Disentangling and Generating Modalities for Recommendation in Missing Modality Scenarios
Introduction
The paper introduces the Disentangling and Generating Modality Recommender (DGMRec), a multi-modal recommender system (MRS) designed to address two prominent challenges in recommendation settings with missing modalities: the adverse impact of missing modality scenarios and the unique characteristics inherent in each modality. MRSs that leverage diverse information sources, like text and images, tend to suffer performance drops when some modalities are absent (Figure 1). DGMRec effectively disentangles general and specific modality features and generates missing modality features from the available ones, thereby offering robust solutions for real-world recommendation problems in the presence of incomplete data.
Figure 1: (a) Performance drop of recent MRSs when missing modality exists. (b) Difference in recommendation scores with missing modalities.
DGMRec Overview
The DGMRec framework consists of two main modules: The Disentangling Modality Feature module and the Missing Modality Generation module (Figure 2). The first module focuses on separating modality-specific features into general and specific components. This disentanglement is crucial because it acknowledges that different modalities convey unique types of information — while an image may capture visual aesthetics, the text might communicate functional details. The module's design ensures that these distinctive attributes are preserved and individually harnessed for recommendation.
Figure 2: Overview of DGMRec framework, showing its modality disentangling and generation capabilities.

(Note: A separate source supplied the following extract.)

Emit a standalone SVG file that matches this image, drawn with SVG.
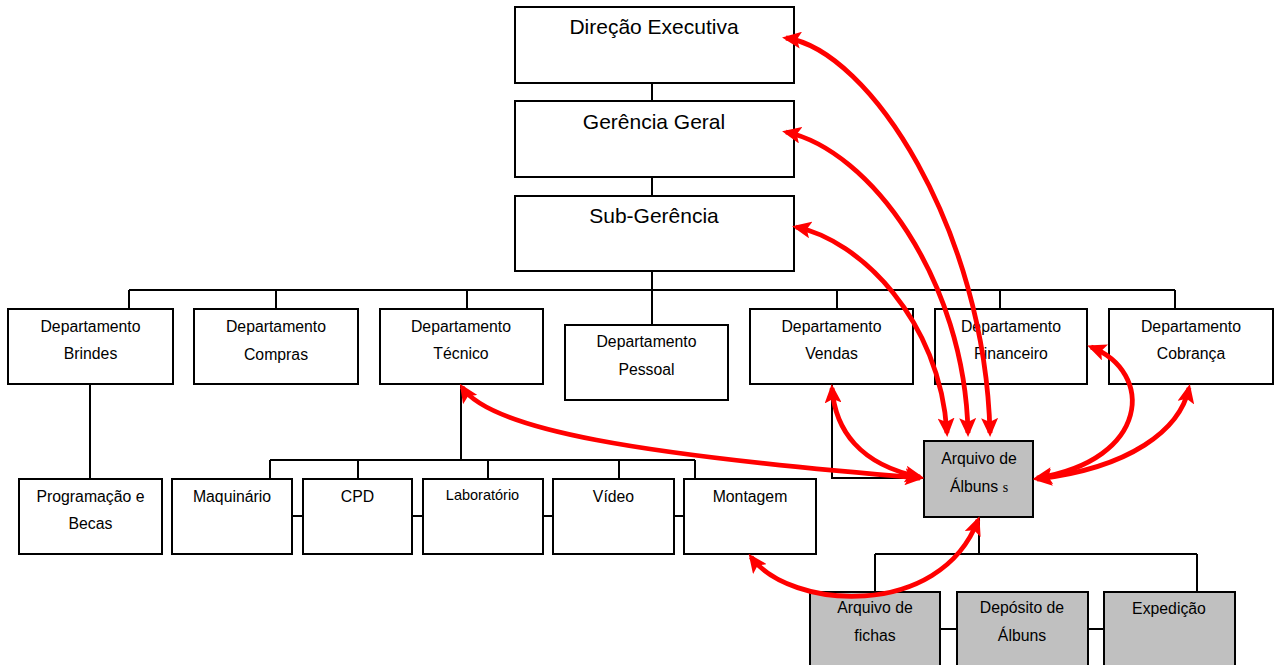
<svg xmlns="http://www.w3.org/2000/svg" width="1277" height="665" viewBox="0 0 1277 665">
  <style>
    .box { fill: #ffffff; stroke: #000000; stroke-width: 2; }
    .grey { fill: #c0c0c0; stroke: #000000; stroke-width: 2; }
    .t { font-family: "Liberation Sans", Arial, sans-serif; font-size: 15.8px; fill: #000000; text-anchor: middle; }
    .big { font-size: 21px; }
    .small { font-size: 14.5px; }
    .line { fill: none; stroke: #000000; stroke-width: 2; }
    .rel { fill: none; stroke: #ff0000; stroke-width: 4.8; marker-start: url(#head); marker-end: url(#head); }
  </style>
  <defs>
    <marker id="head" viewBox="0 0 19 17" markerUnits="userSpaceOnUse" markerWidth="19" markerHeight="17" refX="15" refY="8.5" orient="auto-start-reverse">
      <path d="M0,0 L19,8.5 L0,17 L4,8.5 z" fill="#ff0000"/>
    </marker>
  </defs>
  <rect width="1277" height="665" fill="#ffffff"/>

  <!-- hierarchy lines -->
  <g id="connectors">
    <path class="line" d="M652,83 V101 M652,177 V196 M652,271 V325"/>
    <path class="line" d="M129,290 H1175 M129,290 V309 M276,290 V309 M467,290 V309 M837,290 V309 M1000,290 V309 M1175,290 V309"/>
    <path class="line" d="M90,384 V479"/>
    <path class="line" d="M461,384 V460 M270,460 H695 M270,460 V479 M358,460 V479 M488,460 V479 M619,460 V479 M695,460 V479"/>
    <path class="line" d="M292,516 H303 M412,516 H423 M543,516 H553 M674,516 H684"/>
    <path class="line" d="M832,384 V478 H924"/>
    <path class="line" d="M979,517 V554 M875,554 H1197 M875,554 V592 M1197,554 V592"/>
    <path class="line" d="M940,629 H957 M1088,629 H1104"/>
  </g>

  <g id="direcao-executiva">
    <rect class="box" x="515" y="7" width="279" height="76"/>
    <text class="t big" x="654" y="34">Direção Executiva</text>
  </g>
  <g id="gerencia-geral">
    <rect class="box" x="515" y="101" width="279" height="76"/>
    <text class="t big" x="654" y="129">Gerência Geral</text>
  </g>
  <g id="sub-gerencia">
    <rect class="box" x="515" y="196" width="279" height="75"/>
    <text class="t big" x="654" y="223">Sub-Gerência</text>
  </g>

  <g id="dep-brindes">
    <rect class="box" x="8" y="309" width="165" height="75"/>
    <text class="t" x="90.5" y="332">Departamento</text>
    <text class="t" x="90.5" y="359">Brindes</text>
  </g>
  <g id="dep-compras">
    <rect class="box" x="194" y="309" width="164" height="75"/>
    <text class="t" x="276" y="332">Departamento</text>
    <text class="t" x="276" y="360">Compras</text>
  </g>
  <g id="dep-tecnico">
    <rect class="box" x="380" y="309" width="163" height="75"/>
    <text class="t" x="461" y="332">Departamento</text>
    <text class="t" x="461" y="359">Técnico</text>
  </g>
  <g id="dep-pessoal">
    <rect class="box" x="565" y="325" width="163" height="75"/>
    <text class="t" x="646.5" y="347">Departamento</text>
    <text class="t" x="646.5" y="375">Pessoal</text>
  </g>
  <g id="dep-vendas">
    <rect class="box" x="750" y="309" width="163" height="75"/>
    <text class="t" x="831.5" y="332">Departamento</text>
    <text class="t" x="831.5" y="359">Vendas</text>
  </g>
  <g id="dep-financeiro">
    <rect class="box" x="935" y="309" width="152" height="75"/>
    <text class="t" x="1011" y="332">Departamento</text>
    <text class="t" x="1011" y="359">Financeiro</text>
  </g>
  <g id="dep-cobranca">
    <rect class="box" x="1109" y="309" width="164" height="75"/>
    <text class="t" x="1191" y="332">Departamento</text>
    <text class="t" x="1191" y="359">Cobrança</text>
  </g>

  <g id="programacao-becas">
    <rect class="box" x="19" y="479" width="143" height="75"/>
    <text class="t" x="90.5" y="502">Programação e</text>
    <text class="t" x="90.5" y="529">Becas</text>
  </g>
  <g id="maquinario">
    <rect class="box" x="172" y="479" width="120" height="75"/>
    <text class="t" x="232" y="502">Maquinário</text>
  </g>
  <g id="cpd">
    <rect class="box" x="303" y="479" width="109" height="75"/>
    <text class="t" x="357.5" y="502">CPD</text>
  </g>
  <g id="laboratorio">
    <rect class="box" x="423" y="479" width="120" height="75"/>
    <text class="t small" x="482.5" y="500">Laboratório</text>
  </g>
  <g id="video">
    <rect class="box" x="553" y="479" width="121" height="75"/>
    <text class="t" x="613.5" y="502">Vídeo</text>
  </g>
  <g id="montagem">
    <rect class="box" x="684" y="479" width="132" height="75"/>
    <text class="t" x="750" y="502">Montagem</text>
  </g>

  <g id="arquivo-albuns">
    <rect class="grey" x="924" y="441" width="109" height="76"/>
    <text class="t" x="979" y="464">Arquivo de</text>
    <text class="t" x="979" y="492">Álbuns <tspan font-family="'Liberation Serif', serif" font-size="14px">s</tspan></text>
  </g>
  <g id="arquivo-fichas">
    <rect class="grey" x="810" y="592" width="130" height="90"/>
    <text class="t" x="875" y="613">Arquivo de</text>
    <text class="t" x="875" y="641">fichas</text>
  </g>
  <g id="deposito-albuns">
    <rect class="grey" x="957" y="592" width="131" height="90"/>
    <text class="t" x="1022" y="613">Depósito de</text>
    <text class="t" x="1022" y="641">Álbuns</text>
  </g>
  <g id="expedicao">
    <rect class="grey" x="1104" y="592" width="131" height="90"/>
    <text class="t" x="1169" y="614">Expedição</text>
  </g>

  <!-- two-way relations of the album archive -->
  <g id="relations">
    <path class="rel" d="M786,38 C870,50 985,230 990,433"/>
    <path class="rel" d="M786,132 C870,150 965,280 968,433"/>
    <path class="rel" d="M796,227 C860,240 940,320 947,433"/>
    <path class="rel" d="M462,387 C490,430 640,455 920,478"/>
    <path class="rel" d="M832,388 C835,430 860,465 920,477"/>
    <path class="rel" d="M1091,347 C1155,372 1150,460 1037,478"/>
    <path class="rel" d="M1189,388 C1180,430 1130,468 1037,479"/>
    <path class="rel" d="M751,557 C790,610 940,620 978,520"/>
  </g>
</svg>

DGMRec's Missing Modality Generation module further differentiates it by generating features for missing modalities using a combination of aligned features from other available modalities and user preference data. This capability allows DGMRec to maintain robust recommendation performance even when multiple modalities are absent.
Experimental Results
The research presents extensive experimental evaluations of DGMRec across several datasets, including the Amazon Baby and TikTok datasets. DGMRec consistently outperforms existing multi-modal recommendation systems and handles diverse realistic settings, including scenarios with new items and varying levels of missing data (Figure 3).
Figure 3: Performance on various missing levels on the Amazon Baby and TikTok datasets.
In scenarios of extreme data sparsity — a common case in real-world applications — DGMRec's ability to generate missing modality features results in measurable performance improvements over both traditional collaborative filtering methods and other SOTA multi-modal systems (Figure 4).
Figure 4: (a) Performance on various missing ratios, and (b) relative performance drop on the Amazon Baby dataset.
Effectiveness of Disentanglement
The paper provides compelling evidence that the method of disentangling modality features is highly effective (Figure 5). By using information-based losses (such as CLUB and InfoNCE), DGMRec ensures that general modality features can align across different data types, while specific features remain distinct but informative. These techniques help prevent the loss of valuable modality-specific information and support accurate generation of missing features.
Figure 5: (a) Visualization of disentangled modality features and (b) similarity score between features during training.
Conclusion
DGMRec makes a significant contribution to multi-modal recommendation research by addressing critical challenges related to missing modalities and unaligned modality characteristics. Its framework offers a strong practical advantage, particularly in environments where data completeness is neither guaranteed nor feasible. The paper demonstrates that a disentangling and generating approach is not only effective in maintaining recommendation performance but also adaptable enough to address a wide range of practical scenarios.
Combining high performance in classic recommendation metrics with a strong capability to function in missing modality regimes highlights DGMRec's potential utility in real-world applications. Future developments may see iterations of DGMRec incorporating broader types of modality data and enhancing cross-modality retrieval capabilities, ensuring it remains relevant in constantly evolving data environments.